我有一个数据集,其中包含参与者的评估和日期。每个活动结束后,参与者不得在一段时间内接受评估,因此我需要在此期间忽略其他评估。
目前我已经通过一些hacky循环实现了这一点,但是有循环和比较,而我的实际数据集有数十万行。我想知道是否有人能想出一个更“纯粹”的data.table解决方案。
library(data.table)
exclusionPeriod = 5
dt = data.table(id = c('a','a','a','a','b','b','b','c','c','c','c'),
start = c(1, 2, 7, 9, 1, 8, 12, 2, 4, 5, 8))
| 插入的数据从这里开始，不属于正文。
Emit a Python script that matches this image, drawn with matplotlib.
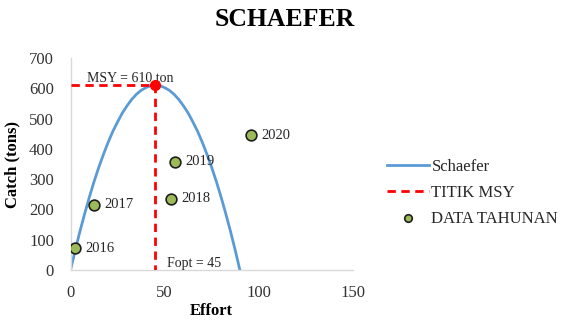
import matplotlib
matplotlib.use("Agg")
import matplotlib.pyplot as plt

# Schaefer curve, values
effort_curve = [0, 2.5, 5, 7.5, 10, 12.5, 15, 17.5, 20, 22.5, 25, 27.5, 30, 32.5, 35, 37.5,
                40, 42.5, 45, 47.5, 50, 52.5, 55, 57.5, 60, 62.5, 65, 67.5, 70, 72.5, 75,
                77.5, 80, 82.5, 85, 87.5, 90]
catch_curve = [0, 66, 128, 186, 241, 292, 339, 382, 422, 458, 489, 518, 542, 563, 580, 593,
               602, 608, 610, 608, 602, 593, 580, 563, 542, 518, 489, 458, 422, 382, 339,
               292, 241, 186, 128, 66, 0]

# MSY point
msy_effort = 45
msy_catch = 610

# yearly data
years = ["2016", "2017", "2018", "2019", "2020"]
effort_data = [2.6, 12.6, 53.5, 55.6, 96]
catch_data = [72, 216, 236, 357, 445]

plt.rcParams["font.family"] = ["Liberation Serif", "DejaVu Serif"]

fig = plt.figure(figsize=(5.69, 3.2), dpi=100)
ax = fig.add_axes([0.124, 0.156, 0.496, 0.663])

ax.plot(effort_curve, catch_curve, color="#5b9bd5", lw=2, label="Schaefer", zorder=2)
ax.plot([0, msy_effort, msy_effort], [msy_catch, msy_catch, 0], color="#ff0000",
        lw=2, ls=(0, (3, 2)), label="TITIK MSY", zorder=3)
ax.plot(msy_effort, msy_catch, "o", color="#ff0000", ms=7, zorder=4)
ax.scatter(effort_data, catch_data, s=60, color="#9bbb59", edgecolor="#1f1f1f",
           linewidth=1.2, label="DATA TAHUNAN", zorder=5)

for x, y, t in zip(effort_data, catch_data, years):
    ax.text(x + 5.5, y, t, fontsize=10.5, va="center", ha="left", color="#262626")

ax.text(9, 632, "MSY = 610 ton", fontsize=10, va="center", ha="left", color="#262626")
ax.text(51, 22, "Fopt = 45", fontsize=10, va="center", ha="left", color="#262626")

ax.set_xlim(0, 150)
ax.set_ylim(0, 700)
ax.set_xticks([0, 50, 100, 150])
ax.set_yticks(range(0, 701, 100))
ax.tick_params(length=0, labelsize=12, colors="#333333")
ax.tick_params(axis="x", pad=11)
ax.tick_params(axis="y", pad=12)
for s in ["top", "right"]:
    ax.spines[s].set_visible(False)
for s in ["left", "bottom"]:
    ax.spines[s].set_color("#d9d9d9")
    ax.spines[s].set_linewidth(1)

ax.set_xlabel("Effort", fontsize=12, fontweight="bold", labelpad=1)
ax.set_ylabel("Catch (tons)", fontsize=12, fontweight="bold", labelpad=6)

fig.suptitle("SCHAEFER", fontsize=18.5, fontweight="bold", x=0.5, y=0.975)

leg = fig.legend(loc="upper left", bbox_to_anchor=(0.669, 0.525), frameon=False,
                 fontsize=12, handlelength=2.5, handletextpad=0.15, labelspacing=0.6,
                 markerscale=0.7, borderaxespad=0)
for txt in leg.get_texts():
    txt.set_color("#262626")

fig.savefig("out.png", dpi=100)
modelOut = data.table(id = c('a','a','b','b','c','c'),
start = c(1, 7, 1, 8, 2, 8))
print(dt)
print(modelOut)
dt[,diff := c(0, diff(start)), by = id]
dt[,csum := cumsum(diff), by = id]
maxIts = 100
its = 0
while (nrow(dt[csum>exclusionPeriod]) & its < maxIts) {
dt[csum>exclusionPeriod, diff := c(0, diff(start)), by = id]
dt[csum>exclusionPeriod, csum := cumsum(diff), by = id]
its = its+1
}
out = dt[csum==0,.(id,start)]
print(out)
print(all.equal(modelOut,out))